Saturday, 23 June 2012

The Dot Matrix of Nowhere


This is my grandparents’ village. My village too, now, I guess.

It’s there. See the specks? All 5 of them? I swear, that’s a village. People live there. Really small, backwoods people. (I can say that, as none of them — or likely, the next 3 generations of their descendants — will ever master a computer to the point of reading some nobody’s blog.)

The bigger speck in the middle is the pub, where I am trapped, day and night, until either A) a meteorite hits us, B) the nuclear power plant on Anglesey melts us into gooey mounds of eyeballs and testicles, or C) some lotto-winning knight comes and rescues me. Or none of the above: I finally get up the gumption to leave the old-timers and have a life.

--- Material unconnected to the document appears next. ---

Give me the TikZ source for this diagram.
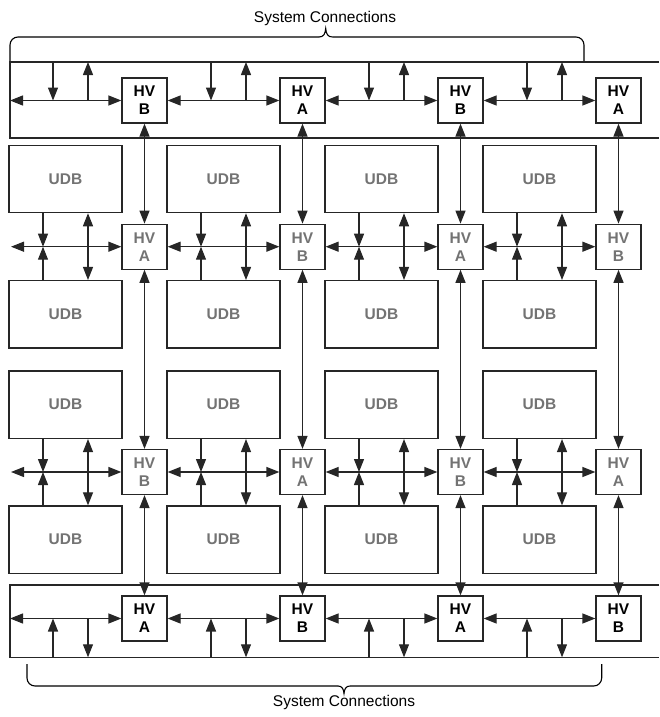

This is the village where my mom grew up. The village where she grew up and then ran away from as soon as she could legally buy the tickets to get the hell out. The village she'd told me about, that hangdog look in her eyes, all throughout my own childhood, until the accident. Until I'd been forced to move there myself, with the parents she'd missed but hadn't been willing to stay with.

By 15, the only big city my mom had ever seen was Chester. What, you’ve never heard of it? Neither has anyone else who doesn’t live in North Wales or the North of England. By 15, I'd seen Mexico City, Rio. I'd climbed Machu Piccu with my parents, tagged along on my dad's photography trips down the Amazon. I'd walked down the streets of Caribbean islands ripped apart by hurricanes. My dad let me smoke a cigar once in Cuba (that shit stays in your stomach for days), and we camped for two months in Patagonia while he read to me and mom every night from some famous travel book.

And then they died, and I came here, and everything paused and went to gray.